Une étude montre des taux de cancer élevés chez les pilotes militaires américains

WASHINGTON — Une étude du Pentagone, aux États-Unis, a révélé des taux de cancer élevés chez les pilotes militaires et, pour la première fois, a montré que cette situation touche aussi les équipes au sol qui alimentent en carburant, entretiennent et procèdent au lancement des avions.

Ces données étaient attendues depuis longtemps par des aviateurs militaires à la retraite qui ont sonné l’alarme pendant des années sur la question. Ils disaient connaître beaucoup d’anciens membres d’équipage atteint d’un cancer, mais les autorités leur répondaient que les études précédentes avaient conclu qu’ils n’étaient pas plus à risque que le reste de la population générale des États-Unis.

Or, dans son étude menée auprès de 900 000 militaires qui ont volé ou travaillé sur des avions militaires entre 1992 et 2017, le Pentagone a constaté que les membres d’équipage avaient un taux de mélanome 87 % plus élevé et un taux de cancer de la thyroïde 39 % plus élevé que le reste de la population.

Chez les hommes, le taux de cancer de la prostate était 16 % plus élevé, tandis que chez les femmes, le taux de cancer du sein était aussi 16 % plus élevé.

Dans l’ensemble, les équipages militaires à bord des avions avaient un taux 24 % plus élevé que la population générale lorsque l’on regroupait tous les types de cancer. Pour les équipes au sol, le taux global de cancers de tous types était supérieur de 3 % par rapport à la population.

Pour ce qui est des bonnes nouvelles, les équipages au sol et les équipages aériens avaient des taux de cancer du poumon bien inférieurs, et les équipages aériens avaient également des taux inférieurs de cancers de la vessie et du côlon.

Lors de l’étude, les chercheurs ont pris en compte l’âge, le sexe et l’origine ethnique.

Selon le Pentagone, il s’agit de l’une des études les plus importantes et des plus complètes à ce jour sur ce sujet.

L’étude «prouve qu’il est plus que temps pour dirigeants militaires et les politiciens de passer du scepticisme à l’action», a martelé le colonel à la retraite de l’armée de l’air Vince Alcazar, qui fait aussi partie d’un groupe qui a fait pression pour que le Congrès sur penche sur ce dossier.

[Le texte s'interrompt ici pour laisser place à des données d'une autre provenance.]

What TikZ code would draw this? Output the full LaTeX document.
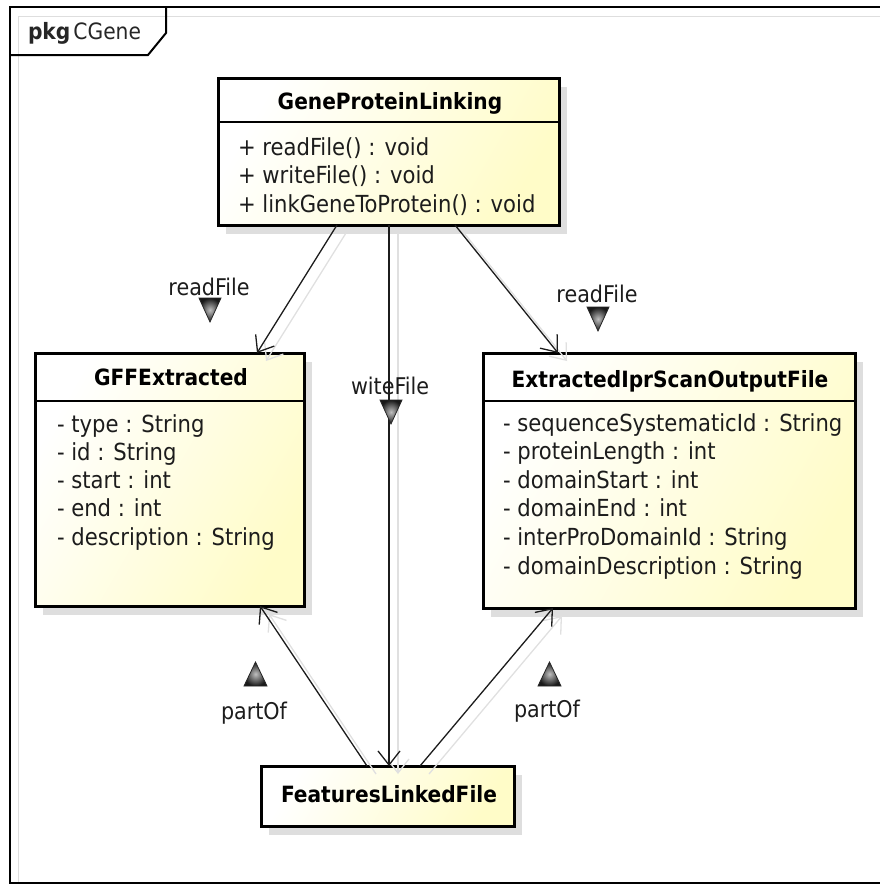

C’est d’ailleurs le Congrès qui a exigé cette étude en 2021. Maintenant, puisque le rapport final démontre des taux de cancer plus élevés, le Pentagone doit mener un examen encore plus approfondi pour essayer de comprendre pourquoi les équipages sont plus touchés.

Isoler les causes potentielles est toutefois plus facile à dire qu’à faire, et le Pentagone a pris soin de noter que cette étude «n’implique pas que le service militaire (…), car il existe plusieurs facteurs qui n’ont pas pu être contrôlés dans cette analyse», comme les antécédents familiaux, le tabagisme ou la consommation d’alcool.

Des craintes qui perdurent

Les équipages militaires d’aviation demandent depuis longtemps au Pentagone d’examiner de près certains des facteurs environnementaux auxquels ils sont exposés, tels que les carburéacteurs et les solvants utilisés pour nettoyer et entretenir les pièces des avions à réaction, les capteurs et leurs sources d’alimentation.

Lorsque le capitaine de la marine Jim Seaman rentrait d’un déploiement à bord d’un porte-avions, son équipement puait le carburéacteur, a raconté à l’Associated Press sa veuve Betty Seaman.

Le pilote d’un A-6 Intruder est décédé en 2018 à l’âge de 61 ans d’un cancer du poumon. Mme Seaman a toujours gardé bien rangé l’équipement de son défunt mari, qui sent toujours le carburant.

Elle, comme d’autres, se demande donc s’il y a un lien.

Mme Seaman est toutefois heureuse de voir les données publiées dans ce nouveau rapport, puisqu’elles pourraient «faire beaucoup de bien en ce qui concerne la communication précoce, la détection précoce», a-t-elle soutenu.

L’étude a révélé que lorsque les membres d’équipage recevaient un diagnostic de cancer, ils étaient plus susceptibles de survivre que les membres de la population générale. L’hypothèse est que la détection se fait plus tôt chez le personnel militaire en raison d’examens médicaux réguliers.

La deuxième phase de l’étude tentera d’isoler les causes qui mènent à ces taux plus élevés.